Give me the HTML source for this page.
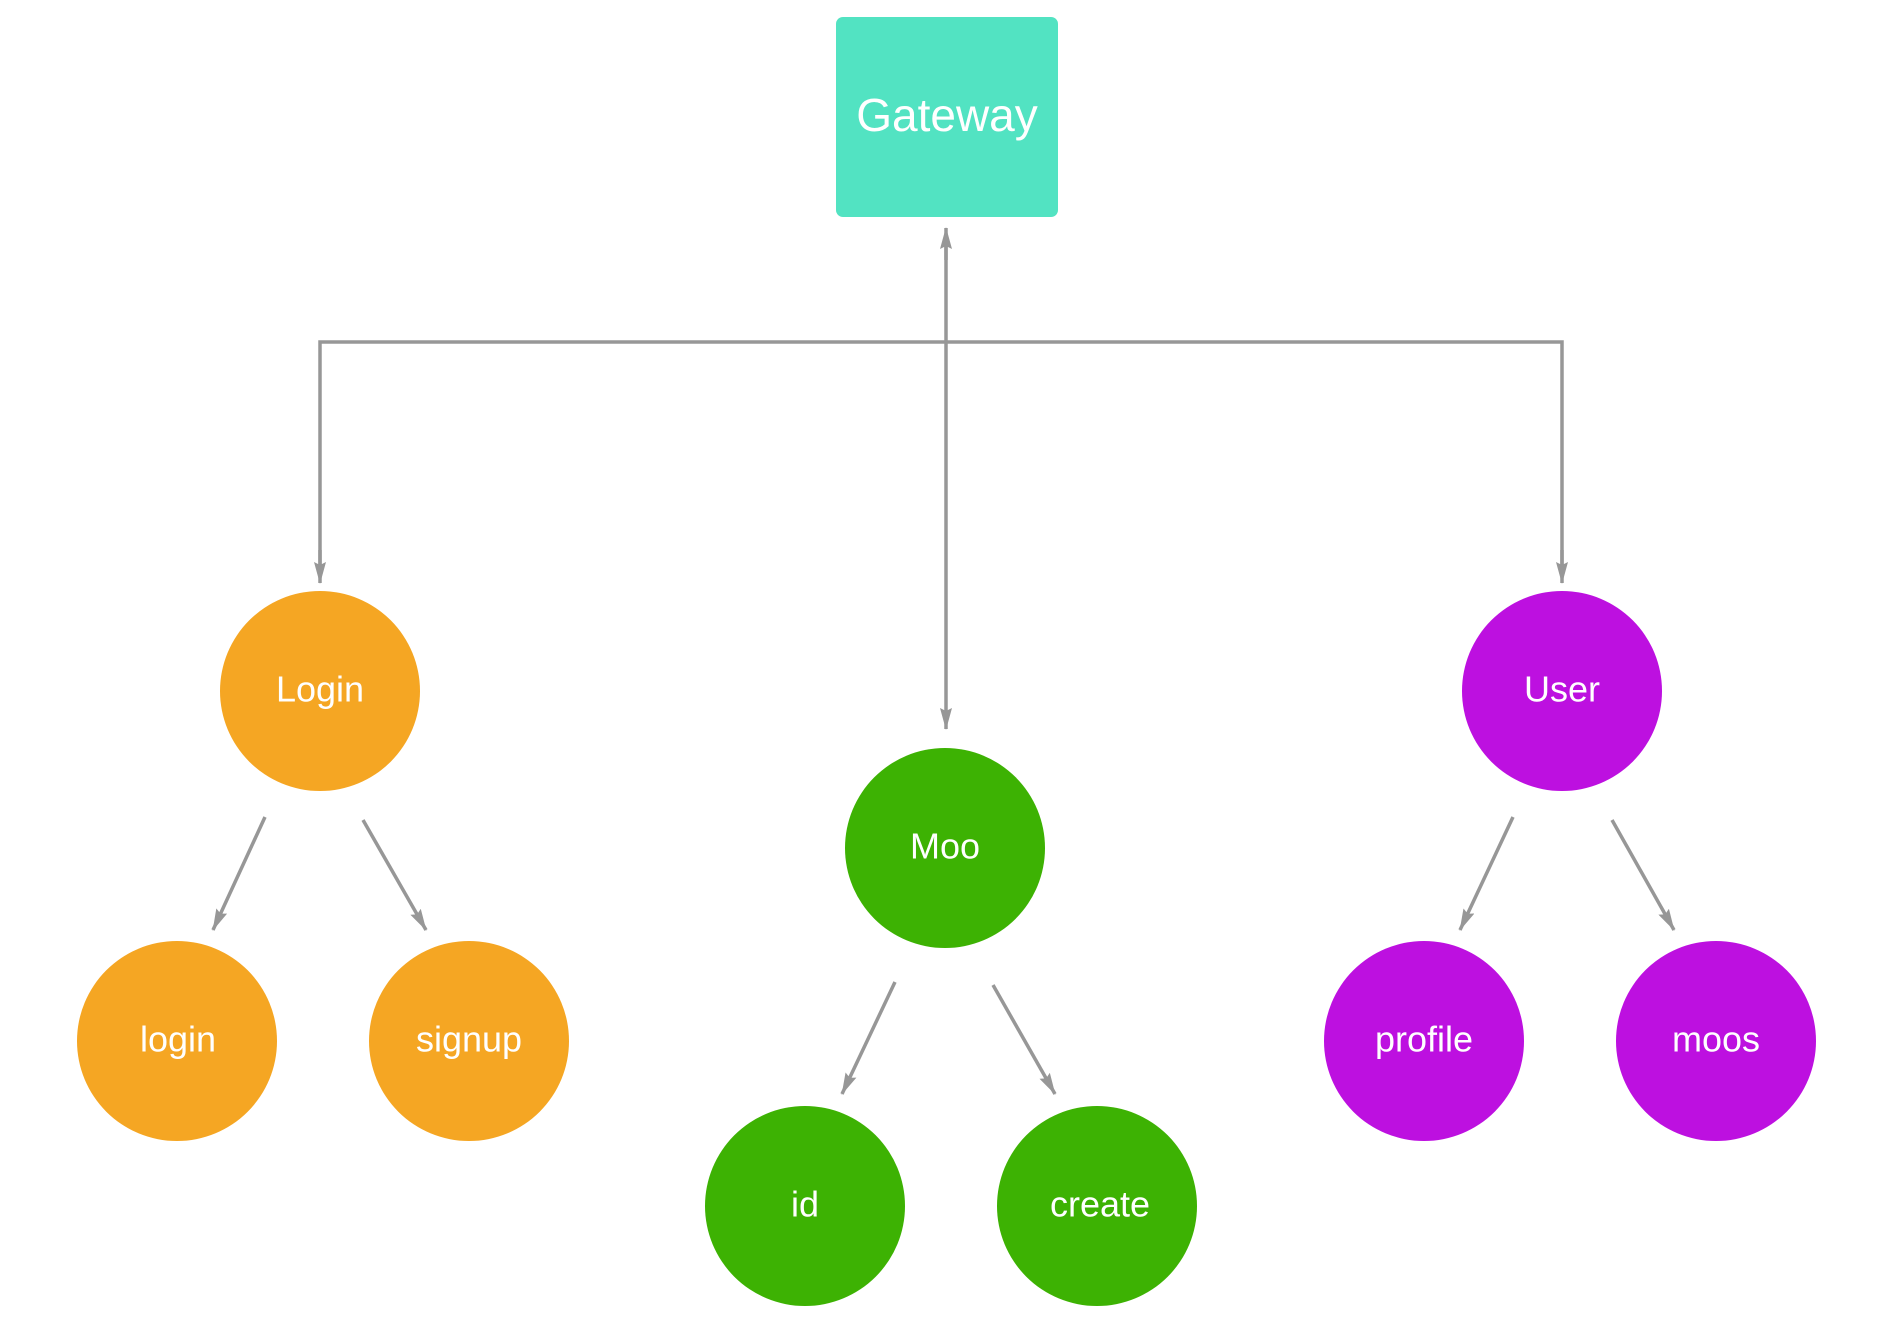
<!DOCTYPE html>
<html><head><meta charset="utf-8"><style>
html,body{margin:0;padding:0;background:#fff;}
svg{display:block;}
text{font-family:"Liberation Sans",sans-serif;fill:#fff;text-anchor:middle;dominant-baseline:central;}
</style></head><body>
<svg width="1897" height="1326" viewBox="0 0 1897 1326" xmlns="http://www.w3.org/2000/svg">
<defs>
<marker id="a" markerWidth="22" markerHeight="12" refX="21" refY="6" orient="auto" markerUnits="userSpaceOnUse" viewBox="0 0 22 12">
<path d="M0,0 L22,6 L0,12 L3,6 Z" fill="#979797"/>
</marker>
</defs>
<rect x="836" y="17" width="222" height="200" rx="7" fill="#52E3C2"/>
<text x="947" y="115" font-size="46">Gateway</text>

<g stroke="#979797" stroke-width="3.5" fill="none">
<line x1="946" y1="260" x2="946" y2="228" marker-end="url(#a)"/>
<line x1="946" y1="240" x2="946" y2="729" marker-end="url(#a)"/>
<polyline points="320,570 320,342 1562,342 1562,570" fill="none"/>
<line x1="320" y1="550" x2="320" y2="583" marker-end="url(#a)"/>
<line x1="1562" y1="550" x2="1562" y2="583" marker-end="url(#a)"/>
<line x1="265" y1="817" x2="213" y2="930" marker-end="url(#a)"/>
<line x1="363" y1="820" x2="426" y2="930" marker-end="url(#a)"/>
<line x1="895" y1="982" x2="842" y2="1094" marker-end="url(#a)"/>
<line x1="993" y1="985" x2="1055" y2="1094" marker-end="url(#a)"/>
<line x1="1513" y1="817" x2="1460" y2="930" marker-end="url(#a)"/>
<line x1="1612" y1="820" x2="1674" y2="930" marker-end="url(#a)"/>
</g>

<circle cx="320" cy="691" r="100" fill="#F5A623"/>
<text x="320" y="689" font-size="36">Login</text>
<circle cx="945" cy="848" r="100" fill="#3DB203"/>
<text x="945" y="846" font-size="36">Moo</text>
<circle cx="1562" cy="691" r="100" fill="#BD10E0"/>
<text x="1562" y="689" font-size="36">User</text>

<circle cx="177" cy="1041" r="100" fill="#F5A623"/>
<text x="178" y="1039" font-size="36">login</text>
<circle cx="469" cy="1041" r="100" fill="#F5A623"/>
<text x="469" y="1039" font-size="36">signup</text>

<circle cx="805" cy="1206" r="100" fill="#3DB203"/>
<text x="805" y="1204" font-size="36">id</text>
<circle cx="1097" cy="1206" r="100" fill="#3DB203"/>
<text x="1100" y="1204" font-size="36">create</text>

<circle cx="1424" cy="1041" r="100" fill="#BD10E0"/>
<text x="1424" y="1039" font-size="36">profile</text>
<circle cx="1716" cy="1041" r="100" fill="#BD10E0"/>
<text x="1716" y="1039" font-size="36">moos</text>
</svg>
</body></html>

- - - - - - -

- [PROBLEM DESCRIPTION]:
Copy the listing over exactly, skipping the pictures it holds.

- [TASK RESULT]:
Give me the HTML source for this page.
<!DOCTYPE html>
<html><head><meta charset="utf-8"><style>
html,body{margin:0;padding:0;background:#fff;}
svg{display:block;}
text{font-family:"Liberation Sans",sans-serif;fill:#fff;text-anchor:middle;dominant-baseline:central;}
</style></head><body>
<svg width="1897" height="1326" viewBox="0 0 1897 1326" xmlns="http://www.w3.org/2000/svg">
<defs>
<marker id="a" markerWidth="22" markerHeight="12" refX="21" refY="6" orient="auto" markerUnits="userSpaceOnUse" viewBox="0 0 22 12">
<path d="M0,0 L22,6 L0,12 L3,6 Z" fill="#979797"/>
</marker>
</defs>
<rect x="836" y="17" width="222" height="200" rx="7" fill="#52E3C2"/>
<text x="947" y="115" font-size="46">Gateway</text>

<g stroke="#979797" stroke-width="3.5" fill="none">
<line x1="946" y1="260" x2="946" y2="228" marker-end="url(#a)"/>
<line x1="946" y1="240" x2="946" y2="729" marker-end="url(#a)"/>
<polyline points="320,570 320,342 1562,342 1562,570" fill="none"/>
<line x1="320" y1="550" x2="320" y2="583" marker-end="url(#a)"/>
<line x1="1562" y1="550" x2="1562" y2="583" marker-end="url(#a)"/>
<line x1="265" y1="817" x2="213" y2="930" marker-end="url(#a)"/>
<line x1="363" y1="820" x2="426" y2="930" marker-end="url(#a)"/>
<line x1="895" y1="982" x2="842" y2="1094" marker-end="url(#a)"/>
<line x1="993" y1="985" x2="1055" y2="1094" marker-end="url(#a)"/>
<line x1="1513" y1="817" x2="1460" y2="930" marker-end="url(#a)"/>
<line x1="1612" y1="820" x2="1674" y2="930" marker-end="url(#a)"/>
</g>

<circle cx="320" cy="691" r="100" fill="#F5A623"/>
<text x="320" y="689" font-size="36">Login</text>
<circle cx="945" cy="848" r="100" fill="#3DB203"/>
<text x="945" y="846" font-size="36">Moo</text>
<circle cx="1562" cy="691" r="100" fill="#BD10E0"/>
<text x="1562" y="689" font-size="36">User</text>

<circle cx="177" cy="1041" r="100" fill="#F5A623"/>
<text x="178" y="1039" font-size="36">login</text>
<circle cx="469" cy="1041" r="100" fill="#F5A623"/>
<text x="469" y="1039" font-size="36">signup</text>

<circle cx="805" cy="1206" r="100" fill="#3DB203"/>
<text x="805" y="1204" font-size="36">id</text>
<circle cx="1097" cy="1206" r="100" fill="#3DB203"/>
<text x="1100" y="1204" font-size="36">create</text>

<circle cx="1424" cy="1041" r="100" fill="#BD10E0"/>
<text x="1424" y="1039" font-size="36">profile</text>
<circle cx="1716" cy="1041" r="100" fill="#BD10E0"/>
<text x="1716" y="1039" font-size="36">moos</text>
</svg>
</body></html>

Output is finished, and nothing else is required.